III. La réhabilitation du sentiment amoureux
Rousseau remarque cependant le danger du sentiment : il est lui aussi concerné par la perfectibilité, et peut par ses "emportements" nous "égarer". Ainsi lorsque l'amour propre se mêle à l'amour, le sentiment de propriété, la violence, etc., ces "qualités odieuses" associées ou parfois même "produites" par l'amour ne suffisent pas pour l'auteur à réduire sa noblesse.

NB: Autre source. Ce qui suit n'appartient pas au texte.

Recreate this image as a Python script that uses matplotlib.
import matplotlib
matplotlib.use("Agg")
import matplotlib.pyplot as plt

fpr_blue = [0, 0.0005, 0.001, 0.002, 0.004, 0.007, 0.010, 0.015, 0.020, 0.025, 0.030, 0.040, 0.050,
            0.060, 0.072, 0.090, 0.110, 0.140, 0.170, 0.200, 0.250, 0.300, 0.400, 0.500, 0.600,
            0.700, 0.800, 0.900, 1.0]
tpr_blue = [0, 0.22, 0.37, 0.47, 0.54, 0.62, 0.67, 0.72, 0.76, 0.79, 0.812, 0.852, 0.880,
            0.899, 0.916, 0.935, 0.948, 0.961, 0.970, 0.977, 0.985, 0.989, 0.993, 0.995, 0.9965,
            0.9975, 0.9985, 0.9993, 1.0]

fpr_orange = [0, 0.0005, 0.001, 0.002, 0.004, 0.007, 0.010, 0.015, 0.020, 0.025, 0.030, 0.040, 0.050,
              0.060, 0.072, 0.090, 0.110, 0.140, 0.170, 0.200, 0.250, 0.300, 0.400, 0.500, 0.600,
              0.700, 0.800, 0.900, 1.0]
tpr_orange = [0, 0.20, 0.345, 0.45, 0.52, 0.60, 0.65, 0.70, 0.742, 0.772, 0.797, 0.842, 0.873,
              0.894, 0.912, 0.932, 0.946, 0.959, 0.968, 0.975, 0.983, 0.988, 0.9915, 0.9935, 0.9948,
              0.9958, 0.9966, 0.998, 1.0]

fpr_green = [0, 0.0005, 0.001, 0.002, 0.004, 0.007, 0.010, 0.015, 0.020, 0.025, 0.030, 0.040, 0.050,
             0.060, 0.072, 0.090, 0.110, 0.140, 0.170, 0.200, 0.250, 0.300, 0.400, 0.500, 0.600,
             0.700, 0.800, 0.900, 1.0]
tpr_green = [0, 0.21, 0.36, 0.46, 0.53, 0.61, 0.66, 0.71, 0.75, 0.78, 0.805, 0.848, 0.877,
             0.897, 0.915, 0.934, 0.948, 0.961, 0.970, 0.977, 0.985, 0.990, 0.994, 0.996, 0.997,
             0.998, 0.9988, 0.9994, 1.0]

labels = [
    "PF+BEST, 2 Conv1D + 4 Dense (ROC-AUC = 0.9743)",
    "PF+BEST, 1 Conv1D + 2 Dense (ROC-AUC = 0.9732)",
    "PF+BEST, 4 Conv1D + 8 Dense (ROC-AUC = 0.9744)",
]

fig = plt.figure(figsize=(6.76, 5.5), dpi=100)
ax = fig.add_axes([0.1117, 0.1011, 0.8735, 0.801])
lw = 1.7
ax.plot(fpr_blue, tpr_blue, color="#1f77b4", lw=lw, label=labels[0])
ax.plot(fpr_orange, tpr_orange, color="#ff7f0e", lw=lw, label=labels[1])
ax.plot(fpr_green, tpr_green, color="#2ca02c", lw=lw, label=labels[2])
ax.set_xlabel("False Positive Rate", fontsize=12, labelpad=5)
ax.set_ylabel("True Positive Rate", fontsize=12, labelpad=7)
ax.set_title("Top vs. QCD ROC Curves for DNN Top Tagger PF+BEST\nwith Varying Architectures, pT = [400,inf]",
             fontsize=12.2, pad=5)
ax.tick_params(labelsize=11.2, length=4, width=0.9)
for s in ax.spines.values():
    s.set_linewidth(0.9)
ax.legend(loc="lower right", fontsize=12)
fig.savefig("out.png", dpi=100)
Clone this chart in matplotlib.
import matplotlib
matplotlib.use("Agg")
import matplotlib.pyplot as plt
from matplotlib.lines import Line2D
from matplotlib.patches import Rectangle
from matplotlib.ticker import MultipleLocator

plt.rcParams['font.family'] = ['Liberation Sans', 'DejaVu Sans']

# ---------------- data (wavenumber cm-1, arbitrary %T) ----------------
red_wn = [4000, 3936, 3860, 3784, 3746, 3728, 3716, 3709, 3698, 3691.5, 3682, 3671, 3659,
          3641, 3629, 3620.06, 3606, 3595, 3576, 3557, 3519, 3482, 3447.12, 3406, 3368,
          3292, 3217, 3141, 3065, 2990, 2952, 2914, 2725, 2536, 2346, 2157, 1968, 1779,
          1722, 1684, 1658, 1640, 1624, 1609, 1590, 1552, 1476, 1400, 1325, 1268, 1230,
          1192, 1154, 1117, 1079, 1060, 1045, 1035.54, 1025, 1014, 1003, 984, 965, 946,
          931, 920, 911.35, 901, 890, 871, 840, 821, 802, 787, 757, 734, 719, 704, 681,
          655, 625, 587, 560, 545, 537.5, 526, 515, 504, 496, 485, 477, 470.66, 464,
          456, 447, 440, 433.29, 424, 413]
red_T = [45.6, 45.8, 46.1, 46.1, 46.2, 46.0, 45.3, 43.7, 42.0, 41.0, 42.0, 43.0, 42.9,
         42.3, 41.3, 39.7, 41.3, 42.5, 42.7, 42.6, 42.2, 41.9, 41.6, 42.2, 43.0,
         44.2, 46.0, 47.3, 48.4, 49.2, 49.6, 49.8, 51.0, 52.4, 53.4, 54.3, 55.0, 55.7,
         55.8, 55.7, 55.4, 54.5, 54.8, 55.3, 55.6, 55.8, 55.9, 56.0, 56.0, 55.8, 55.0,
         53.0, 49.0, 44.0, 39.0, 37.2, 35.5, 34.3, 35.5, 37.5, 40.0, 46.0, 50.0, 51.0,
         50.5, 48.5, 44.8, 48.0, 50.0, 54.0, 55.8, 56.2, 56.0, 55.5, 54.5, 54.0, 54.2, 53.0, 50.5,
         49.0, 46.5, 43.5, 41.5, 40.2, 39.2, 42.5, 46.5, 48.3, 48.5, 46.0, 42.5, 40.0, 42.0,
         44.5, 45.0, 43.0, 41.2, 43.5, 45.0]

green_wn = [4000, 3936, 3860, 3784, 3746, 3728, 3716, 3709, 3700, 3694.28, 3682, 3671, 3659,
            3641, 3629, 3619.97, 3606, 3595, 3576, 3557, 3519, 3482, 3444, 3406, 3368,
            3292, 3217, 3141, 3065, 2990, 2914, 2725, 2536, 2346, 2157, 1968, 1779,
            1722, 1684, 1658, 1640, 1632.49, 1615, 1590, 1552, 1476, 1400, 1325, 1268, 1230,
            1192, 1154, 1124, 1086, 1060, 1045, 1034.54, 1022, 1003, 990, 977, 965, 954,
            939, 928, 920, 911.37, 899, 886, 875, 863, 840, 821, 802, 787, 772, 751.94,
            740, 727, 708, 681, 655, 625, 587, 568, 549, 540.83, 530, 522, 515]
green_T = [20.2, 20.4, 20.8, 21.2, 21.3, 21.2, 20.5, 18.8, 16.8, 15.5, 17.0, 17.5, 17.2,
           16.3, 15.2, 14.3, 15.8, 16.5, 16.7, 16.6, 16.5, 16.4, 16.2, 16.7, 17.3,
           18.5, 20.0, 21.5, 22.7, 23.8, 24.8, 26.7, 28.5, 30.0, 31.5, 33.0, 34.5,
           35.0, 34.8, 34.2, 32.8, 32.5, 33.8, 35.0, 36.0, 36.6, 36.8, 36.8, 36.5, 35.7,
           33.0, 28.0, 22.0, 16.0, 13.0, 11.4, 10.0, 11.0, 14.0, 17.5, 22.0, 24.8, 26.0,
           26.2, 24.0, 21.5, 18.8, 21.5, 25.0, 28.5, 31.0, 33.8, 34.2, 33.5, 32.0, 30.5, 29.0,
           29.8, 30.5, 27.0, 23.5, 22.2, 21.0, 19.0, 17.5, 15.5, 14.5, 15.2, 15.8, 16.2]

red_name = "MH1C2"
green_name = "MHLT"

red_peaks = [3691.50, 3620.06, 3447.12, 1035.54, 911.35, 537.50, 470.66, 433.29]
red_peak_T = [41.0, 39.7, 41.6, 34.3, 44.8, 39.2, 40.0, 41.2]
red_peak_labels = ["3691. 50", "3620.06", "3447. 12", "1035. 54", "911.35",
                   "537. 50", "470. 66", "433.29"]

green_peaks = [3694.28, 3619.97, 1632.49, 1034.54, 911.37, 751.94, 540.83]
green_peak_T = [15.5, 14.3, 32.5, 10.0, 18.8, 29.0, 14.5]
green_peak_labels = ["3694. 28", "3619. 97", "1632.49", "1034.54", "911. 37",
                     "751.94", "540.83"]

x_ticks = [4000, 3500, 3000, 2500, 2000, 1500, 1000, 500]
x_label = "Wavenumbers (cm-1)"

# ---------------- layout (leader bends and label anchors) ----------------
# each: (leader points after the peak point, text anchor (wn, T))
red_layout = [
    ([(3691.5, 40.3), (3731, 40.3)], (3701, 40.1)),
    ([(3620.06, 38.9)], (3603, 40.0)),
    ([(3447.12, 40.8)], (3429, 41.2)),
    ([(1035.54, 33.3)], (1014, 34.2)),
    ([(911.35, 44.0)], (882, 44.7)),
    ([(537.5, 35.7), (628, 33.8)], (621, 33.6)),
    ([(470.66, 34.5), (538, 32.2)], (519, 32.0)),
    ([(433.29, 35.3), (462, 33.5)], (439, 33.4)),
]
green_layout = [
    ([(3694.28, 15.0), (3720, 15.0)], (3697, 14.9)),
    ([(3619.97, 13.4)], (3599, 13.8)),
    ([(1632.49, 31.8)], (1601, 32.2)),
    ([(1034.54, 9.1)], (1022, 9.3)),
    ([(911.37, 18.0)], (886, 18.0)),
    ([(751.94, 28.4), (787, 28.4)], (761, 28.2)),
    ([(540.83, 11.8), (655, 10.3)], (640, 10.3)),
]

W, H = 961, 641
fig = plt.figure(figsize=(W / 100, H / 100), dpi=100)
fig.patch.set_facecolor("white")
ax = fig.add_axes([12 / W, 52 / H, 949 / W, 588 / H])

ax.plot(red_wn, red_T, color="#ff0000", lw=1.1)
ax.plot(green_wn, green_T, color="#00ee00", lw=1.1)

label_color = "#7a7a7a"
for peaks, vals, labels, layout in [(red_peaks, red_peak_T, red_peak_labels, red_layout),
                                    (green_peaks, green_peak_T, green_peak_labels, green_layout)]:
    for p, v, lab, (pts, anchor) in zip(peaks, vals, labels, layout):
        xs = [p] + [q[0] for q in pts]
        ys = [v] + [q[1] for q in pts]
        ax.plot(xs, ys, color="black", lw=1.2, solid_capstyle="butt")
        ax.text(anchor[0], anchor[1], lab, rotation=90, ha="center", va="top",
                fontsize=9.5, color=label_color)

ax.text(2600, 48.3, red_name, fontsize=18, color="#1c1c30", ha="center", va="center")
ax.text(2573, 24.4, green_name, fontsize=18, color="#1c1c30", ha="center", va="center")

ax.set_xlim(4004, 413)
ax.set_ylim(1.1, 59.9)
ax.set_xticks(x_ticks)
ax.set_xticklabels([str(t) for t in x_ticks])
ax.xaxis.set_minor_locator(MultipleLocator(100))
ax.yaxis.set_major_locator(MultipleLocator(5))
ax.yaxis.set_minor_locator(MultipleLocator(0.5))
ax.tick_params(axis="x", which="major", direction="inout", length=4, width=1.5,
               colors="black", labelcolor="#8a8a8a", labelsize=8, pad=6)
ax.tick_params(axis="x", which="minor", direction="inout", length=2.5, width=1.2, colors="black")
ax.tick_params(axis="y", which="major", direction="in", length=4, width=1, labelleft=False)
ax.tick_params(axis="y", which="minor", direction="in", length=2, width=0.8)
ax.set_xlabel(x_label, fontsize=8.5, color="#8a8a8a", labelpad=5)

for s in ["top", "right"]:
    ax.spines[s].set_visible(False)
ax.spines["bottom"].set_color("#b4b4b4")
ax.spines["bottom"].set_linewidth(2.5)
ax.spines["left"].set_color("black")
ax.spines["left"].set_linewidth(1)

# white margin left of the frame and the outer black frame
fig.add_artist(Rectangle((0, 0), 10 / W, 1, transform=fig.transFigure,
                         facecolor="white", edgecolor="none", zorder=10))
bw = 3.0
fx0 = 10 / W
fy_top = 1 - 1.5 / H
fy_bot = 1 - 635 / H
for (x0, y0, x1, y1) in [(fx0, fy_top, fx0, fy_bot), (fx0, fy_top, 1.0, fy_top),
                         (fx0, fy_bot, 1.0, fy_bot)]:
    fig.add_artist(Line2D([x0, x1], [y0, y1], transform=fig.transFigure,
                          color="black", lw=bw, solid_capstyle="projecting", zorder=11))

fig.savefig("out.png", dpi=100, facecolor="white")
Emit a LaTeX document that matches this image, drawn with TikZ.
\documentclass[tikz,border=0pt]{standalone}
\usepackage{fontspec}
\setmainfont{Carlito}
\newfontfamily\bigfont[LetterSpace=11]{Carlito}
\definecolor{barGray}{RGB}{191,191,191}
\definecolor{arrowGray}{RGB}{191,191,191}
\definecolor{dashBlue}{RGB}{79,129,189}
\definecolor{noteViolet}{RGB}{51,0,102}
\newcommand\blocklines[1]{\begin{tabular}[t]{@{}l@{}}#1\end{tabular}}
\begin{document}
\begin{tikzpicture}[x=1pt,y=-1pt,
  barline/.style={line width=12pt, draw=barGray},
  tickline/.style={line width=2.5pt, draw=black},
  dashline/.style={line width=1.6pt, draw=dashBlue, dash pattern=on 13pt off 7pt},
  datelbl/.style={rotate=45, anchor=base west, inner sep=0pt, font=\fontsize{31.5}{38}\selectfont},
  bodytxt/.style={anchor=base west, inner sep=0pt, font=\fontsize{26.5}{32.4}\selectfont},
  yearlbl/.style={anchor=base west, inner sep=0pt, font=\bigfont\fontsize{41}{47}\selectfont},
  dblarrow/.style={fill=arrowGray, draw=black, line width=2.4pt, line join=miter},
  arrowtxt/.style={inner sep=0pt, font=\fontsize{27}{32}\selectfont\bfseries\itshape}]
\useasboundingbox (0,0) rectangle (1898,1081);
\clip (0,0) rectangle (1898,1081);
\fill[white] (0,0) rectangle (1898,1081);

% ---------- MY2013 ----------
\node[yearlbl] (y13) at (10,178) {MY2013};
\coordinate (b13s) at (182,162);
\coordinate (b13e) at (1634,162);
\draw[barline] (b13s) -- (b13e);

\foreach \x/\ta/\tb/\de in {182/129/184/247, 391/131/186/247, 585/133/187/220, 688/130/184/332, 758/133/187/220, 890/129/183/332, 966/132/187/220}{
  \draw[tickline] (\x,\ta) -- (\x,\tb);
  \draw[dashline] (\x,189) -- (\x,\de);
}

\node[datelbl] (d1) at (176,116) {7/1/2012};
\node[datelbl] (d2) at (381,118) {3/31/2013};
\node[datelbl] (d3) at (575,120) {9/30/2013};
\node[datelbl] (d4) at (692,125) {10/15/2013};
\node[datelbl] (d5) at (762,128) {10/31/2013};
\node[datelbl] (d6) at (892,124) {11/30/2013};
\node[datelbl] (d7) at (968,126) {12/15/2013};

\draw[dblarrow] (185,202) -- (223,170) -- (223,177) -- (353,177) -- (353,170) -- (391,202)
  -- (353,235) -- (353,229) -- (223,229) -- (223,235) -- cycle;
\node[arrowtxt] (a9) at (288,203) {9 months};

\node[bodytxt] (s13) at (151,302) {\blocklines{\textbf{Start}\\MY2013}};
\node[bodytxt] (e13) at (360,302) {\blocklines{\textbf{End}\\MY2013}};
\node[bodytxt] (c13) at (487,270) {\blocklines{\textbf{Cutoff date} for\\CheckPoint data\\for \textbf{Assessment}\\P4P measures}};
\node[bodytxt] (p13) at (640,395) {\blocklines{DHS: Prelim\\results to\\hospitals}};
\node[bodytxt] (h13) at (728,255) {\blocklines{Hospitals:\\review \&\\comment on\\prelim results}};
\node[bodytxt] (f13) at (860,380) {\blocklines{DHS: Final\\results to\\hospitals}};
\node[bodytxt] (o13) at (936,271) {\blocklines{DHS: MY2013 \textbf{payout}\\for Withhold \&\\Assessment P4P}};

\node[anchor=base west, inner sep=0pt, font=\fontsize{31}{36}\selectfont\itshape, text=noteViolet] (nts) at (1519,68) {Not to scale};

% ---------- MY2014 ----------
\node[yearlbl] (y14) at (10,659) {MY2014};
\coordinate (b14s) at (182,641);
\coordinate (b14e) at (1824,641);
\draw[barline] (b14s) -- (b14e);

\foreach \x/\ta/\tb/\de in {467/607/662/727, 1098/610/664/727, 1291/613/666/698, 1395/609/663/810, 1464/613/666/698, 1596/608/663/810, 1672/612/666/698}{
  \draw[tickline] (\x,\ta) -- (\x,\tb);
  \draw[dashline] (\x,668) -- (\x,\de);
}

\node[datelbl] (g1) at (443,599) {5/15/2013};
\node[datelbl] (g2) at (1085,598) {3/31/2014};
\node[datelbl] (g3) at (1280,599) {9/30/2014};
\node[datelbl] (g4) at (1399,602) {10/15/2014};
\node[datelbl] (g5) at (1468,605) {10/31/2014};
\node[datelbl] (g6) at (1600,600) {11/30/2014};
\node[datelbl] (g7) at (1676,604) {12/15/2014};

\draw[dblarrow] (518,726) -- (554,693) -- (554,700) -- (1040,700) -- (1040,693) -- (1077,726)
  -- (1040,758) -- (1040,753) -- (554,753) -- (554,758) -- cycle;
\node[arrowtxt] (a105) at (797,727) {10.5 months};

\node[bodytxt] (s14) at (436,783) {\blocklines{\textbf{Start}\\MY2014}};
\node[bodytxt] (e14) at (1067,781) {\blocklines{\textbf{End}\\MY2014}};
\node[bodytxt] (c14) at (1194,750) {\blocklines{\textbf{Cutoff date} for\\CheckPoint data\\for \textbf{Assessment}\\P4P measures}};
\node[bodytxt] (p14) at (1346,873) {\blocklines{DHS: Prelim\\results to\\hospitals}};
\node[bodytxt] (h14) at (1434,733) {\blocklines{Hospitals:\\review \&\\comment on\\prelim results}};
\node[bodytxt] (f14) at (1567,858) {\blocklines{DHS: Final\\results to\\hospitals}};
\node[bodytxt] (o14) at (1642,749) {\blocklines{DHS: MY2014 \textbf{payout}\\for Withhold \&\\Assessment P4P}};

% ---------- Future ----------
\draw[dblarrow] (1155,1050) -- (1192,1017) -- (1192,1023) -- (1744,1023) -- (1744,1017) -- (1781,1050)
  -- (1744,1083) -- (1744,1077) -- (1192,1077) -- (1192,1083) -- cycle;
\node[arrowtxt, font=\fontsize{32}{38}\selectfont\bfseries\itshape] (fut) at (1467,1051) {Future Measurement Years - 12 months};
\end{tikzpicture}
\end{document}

La dernière partie du texte rappelle la dimension polémique et souligne la réhabilitation du sentiment amoureux, qui n'est pas pur aveuglement passionnel. Rousseau au contraire nous invite à faire confiance à la lucidité de ce sentiment particulièrement subtil et intelligent, et, dans une perspective empiriste, il montre comment celui-ci peut nous aider à retenir les mouvements pulsionnels "loin que l'amour vienne de la nature, il est la règle et le frein de ses penchants".